GPU performance is more of a result of using Imagination's latest PowerVR GPUs, but some of the gains are also due to Apple's design of an efficient SoC that allows for more powerful GPUs. With the arrival of the Metal graphics API, Apple also allowed developers to gain more direct access to those powerful chips and extract even more performance out of them for their games.
Apple claimed that its third-generation 64-bit A9 CPU is now 70 percent faster than its one-year-old A8 CPU and has a GPU that is 90 percent faster, as well. This time, Apple hasn't increased the resolution of its displays, so all of that power should go straight to new games and apps that can take advantage of it.

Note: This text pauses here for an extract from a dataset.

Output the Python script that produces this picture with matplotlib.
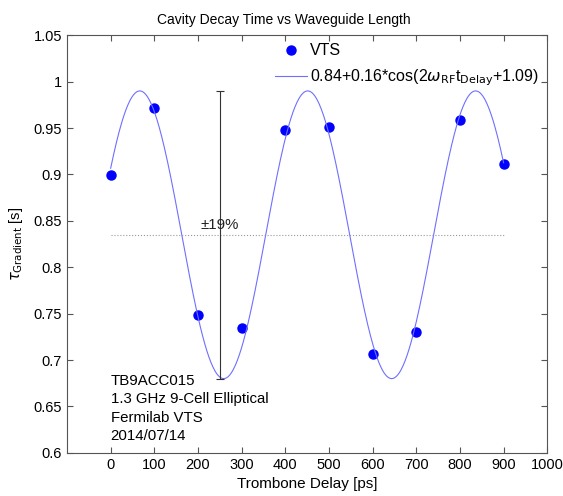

The new A9 SoC also comes with a new M9 coprocessor that now includes the ability to listen to the "Hey, Siri" command without the iPhone 6S having to be plugged in or for the owner to press a button first. Such functionality was first seen in the original 2013 Moto X when the "OK, Google" command could be used directly with the phone turned off.
The chip brings along a new LTE Advanced modem as well, that is twice as fast at 300 Mbps download speeds and can support 23 LTE bands. Apple claimed this is the highest number of LTE bands being supported in a smartphone right now, making it ideally suited for travelers.
Apple also introduced a more powerful variant of the A9, called the A9X, which will power the new iPad Pro. The company claimed that its CPU is 80 percent faster than the previous A8X CPU and that the GPU is also twice as fast. When comparing them to the chip in the original iPad from 2010, the company said the CPU performance has improved over 22 times -- and 360 times for the GPU.
Apple also claimed that the new A9X is faster than "80% of portable PCs," but it didn't elaborate on what exactly it means by that or how it reached that result. With A9X likely to be faster than Intel's Atom-based Celerons and Pentiums, which now go into lower-end notebooks, as well as most if not all existing ARM chips from competitors, the A9X can certainly be considered a "PC-class" chip. However, that doesn't necessarily mean it's by any means the fastest PC-class chip out there.
For the purpose of the iPad Pro, which is meant to be a more productive yet familiar device for those already used to iOS, the chip should be powerful enough to handle just about any productivity app developers can create for it over the next year, until an even more powerful iPad Pro appears.